Problem to work on
Retype exactly what runs from the first line of the data to the line with "167, 161, 150.5];", keeping both of those lines and skipping pictures.

Information supplied
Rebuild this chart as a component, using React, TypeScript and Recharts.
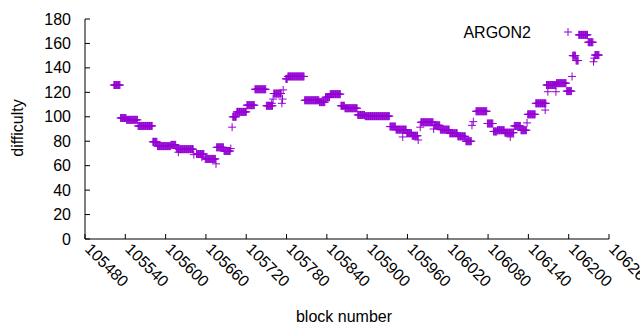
import React from 'react';
import { ScatterChart, Scatter, XAxis, YAxis, Legend, Label } from 'recharts';

// Runs of consecutive blocks sharing one difficulty value (start block, end block, value)
const runStart = [105523, 105533, 105542, 105559, 105581, 105588, 105608, 105616, 105620, 105646, 105659, 105676, 105687, 105700, 105706, 105721, 105733, 105750, 105761, 105779, 105782, 105807, 105829, 105838, 105845, 105861, 105867, 105886, 105897, 105934, 105943, 105959, 105967, 105980, 106000, 106009, 106023, 106035, 106047, 106062, 106079, 106088, 106094, 106105, 106119, 106129, 106139, 106151, 106167, 106182, 106197, 106206, 106211, 106215, 106229, 106239];
const runEnd = [105532, 105541, 105558, 105580, 105587, 105607, 105615, 105619, 105641, 105657, 105674, 105686, 105696, 105705, 105720, 105732, 105749, 105759, 105772, 105781, 105806, 105828, 105837, 105844, 105860, 105866, 105885, 105896, 105933, 105942, 105958, 105966, 105975, 105998, 106008, 106022, 106034, 106046, 106055, 106078, 106087, 106093, 106104, 106118, 106128, 106137, 106150, 106166, 106181, 106196, 106204, 106210, 106214, 106228, 106236, 106245];
const runValue = [126, 99, 97.5, 92.5, 79.5, 76, 77, 74, 73.5, 69.5, 65.5, 75, 72, 100, 104, 109.5, 122.5, 109, 119, 131, 133, 113.5, 112, 116, 118.5, 109, 107, 101.5, 100.5, 92, 89.5, 86.5, 84.5, 95.5, 93, 89.5, 86.5, 84, 80, 104.5, 94.5, 88, 89, 87, 92.5, 89, 102, 111, 126, 127.5, 121, 150, 146, 167, 161, 150.5];

// Single blocks off the level of their neighbours
const outlierBlock = [105619, 105642, 105654, 105675, 105697, 105699, 105758, 105760, 105773, 105774, 105775, 105953, 105976, 105979, 105999, 106056, 106058, 106113, 106138, 106165, 106169, 106181, 106205, 106237, 106238];
const outlierValue = [71, 69, 67, 61.5, 74, 91.5, 111, 114.5, 111, 114.5, 122, 83.5, 81, 91.5, 90, 93, 96, 83.5, 95, 105.5, 120.5, 120.5, 133, 145, 148];

const xTicks = [105480, 105540, 105600, 105660, 105720, 105780, 105840, 105900, 105960, 106020, 106080, 106140, 106200, 106260];
const yTicks = [0, 20, 40, 60, 80, 100, 120, 140, 160, 180];

const seriesName = 'ARGON2';
const COLOR = '#9400d3';
const FONT = 'Liberation Sans, Arial, sans-serif';
const FS = 16;

const data: { block: number; difficulty: number }[] = [];
runStart.forEach((s, i) => {
  for (let b = s; b <= runEnd[i]; b++) data.push({ block: b, difficulty: runValue[i] });
});
outlierBlock.forEach((b, i) => data.push({ block: b, difficulty: outlierValue[i] }));

const Cross = (props: any) => {
  const { cx, cy } = props;
  if (cx == null || cy == null) return null;
  return <path d={`M${cx - 4},${cy}H${cx + 4}M${cx},${cy - 4}V${cy + 4}`} stroke={COLOR} strokeWidth={1} fill="none" />;
};

const BottomTick = (props: any) => {
  const { x, y, payload } = props;
  const tx = x - 1;
  const ty = y + 11;
  return (
    <g>
      <line x1={x} x2={x} y1={y} y2={y - 5} stroke="#000" />
      <text x={tx} y={ty} transform={`rotate(45 ${tx} ${ty})`} textAnchor="start" fontSize={FS} fontFamily={FONT} fill="#000">
        {payload.value}
      </text>
    </g>
  );
};

const TopTick = (props: any) => {
  const { x, y } = props;
  return <line x1={x} x2={x} y1={y} y2={y + 5} stroke="#000" />;
};

const LeftTick = (props: any) => {
  const { x, y, payload } = props;
  return (
    <g>
      <line x1={x} x2={x + 5} y1={y} y2={y} stroke="#000" />
      <text x={x - 14} y={y} dy="0.35em" textAnchor="end" fontSize={FS} fontFamily={FONT} fill="#000">
        {payload.value}
      </text>
    </g>
  );
};

const RightTick = (props: any) => {
  const { x, y } = props;
  return <line x1={x} x2={x - 5} y1={y} y2={y} stroke="#000" />;
};

const LegendContent = (props: any) => {
  const items = props.payload || [];
  return (
    <svg width={240} height={24} style={{ display: 'block' }}>
      {items.map((it: any, i: number) => (
        <g key={i}>
          <text x={131} y={12} dy="0.35em" textAnchor="end" fontSize={FS} fontFamily={FONT} fill="#000">
            {it.value}
          </text>
          <path d={`M164,12H172M168,8V16`} stroke={COLOR} strokeWidth={1} fill="none" />
        </g>
      ))}
    </svg>
  );
};

export default function App() {
  return (
    <div style={{ position: 'absolute', left: 0, top: 0, width: 640, height: 330, background: '#fff' }}>
      <ScatterChart width={640} height={330} margin={{ top: 19, right: 31, bottom: 0, left: 0 }}>
        <XAxis
          xAxisId={0}
          dataKey="block"
          type="number"
          domain={[105480, 106260]}
          ticks={xTicks}
          interval={0}
          height={91}
          tickSize={0}
          tickMargin={0}
          tick={<BottomTick />}
          axisLine={{ stroke: '#000' }}
          tickLine={false}
          allowDataOverflow
        >
          <Label
            content={() => (
              <text x={344} y={316} dy="0.35em" textAnchor="middle" fontSize={FS} fontFamily={FONT} fill="#000">
                block number
              </text>
            )}
          />
        </XAxis>
        <XAxis
          xAxisId="top"
          orientation="top"
          type="number"
          domain={[105480, 106260]}
          ticks={xTicks}
          interval={0}
          height={0}
          tickSize={0}
          tickMargin={0}
          tick={<TopTick />}
          axisLine={{ stroke: '#000' }}
          tickLine={false}
        />
        <YAxis
          yAxisId={0}
          dataKey="difficulty"
          type="number"
          domain={[0, 180]}
          ticks={yTicks}
          interval={0}
          width={85}
          tickSize={0}
          tickMargin={0}
          tick={<LeftTick />}
          axisLine={{ stroke: '#000' }}
          tickLine={false}
          allowDataOverflow
        >
          <Label
            content={() => (
              <text x={17} y={128} dy="0.35em" transform="rotate(-90 17 128)" textAnchor="middle" fontSize={FS} fontFamily={FONT} fill="#000">
                difficulty
              </text>
            )}
          />
        </YAxis>
        <YAxis
          yAxisId="right"
          orientation="right"
          type="number"
          domain={[0, 180]}
          ticks={yTicks}
          interval={0}
          width={0}
          tickSize={0}
          tickMargin={0}
          tick={<RightTick />}
          axisLine={{ stroke: '#000' }}
          tickLine={false}
        />
        <Legend
          layout="horizontal"
          verticalAlign="middle"
          align="center"
          content={<LegendContent />}
          wrapperStyle={{ position: 'absolute', left: 400, top: 20, width: 240, height: 24 }}
        />
        <Scatter
          name={seriesName}
          data={data}
          xAxisId={0}
          yAxisId={0}
          fill={COLOR}
          shape={<Cross />}
          isAnimationActive={false}
        />
      </ScatterChart>
    </div>
  );
}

Answer to the problem
Rebuild this chart as a component, using React, TypeScript and Recharts.
import React from 'react';
import { ScatterChart, Scatter, XAxis, YAxis, Legend, Label } from 'recharts';

// Runs of consecutive blocks sharing one difficulty value (start block, end block, value)
const runStart = [105523, 105533, 105542, 105559, 105581, 105588, 105608, 105616, 105620, 105646, 105659, 105676, 105687, 105700, 105706, 105721, 105733, 105750, 105761, 105779, 105782, 105807, 105829, 105838, 105845, 105861, 105867, 105886, 105897, 105934, 105943, 105959, 105967, 105980, 106000, 106009, 106023, 106035, 106047, 106062, 106079, 106088, 106094, 106105, 106119, 106129, 106139, 106151, 106167, 106182, 106197, 106206, 106211, 106215, 106229, 106239];
const runEnd = [105532, 105541, 105558, 105580, 105587, 105607, 105615, 105619, 105641, 105657, 105674, 105686, 105696, 105705, 105720, 105732, 105749, 105759, 105772, 105781, 105806, 105828, 105837, 105844, 105860, 105866, 105885, 105896, 105933, 105942, 105958, 105966, 105975, 105998, 106008, 106022, 106034, 106046, 106055, 106078, 106087, 106093, 106104, 106118, 106128, 106137, 106150, 106166, 106181, 106196, 106204, 106210, 106214, 106228, 106236, 106245];
const runValue = [126, 99, 97.5, 92.5, 79.5, 76, 77, 74, 73.5, 69.5, 65.5, 75, 72, 100, 104, 109.5, 122.5, 109, 119, 131, 133, 113.5, 112, 116, 118.5, 109, 107, 101.5, 100.5, 92, 89.5, 86.5, 84.5, 95.5, 93, 89.5, 86.5, 84, 80, 104.5, 94.5, 88, 89, 87, 92.5, 89, 102, 111, 126, 127.5, 121, 150, 146, 167, 161, 150.5];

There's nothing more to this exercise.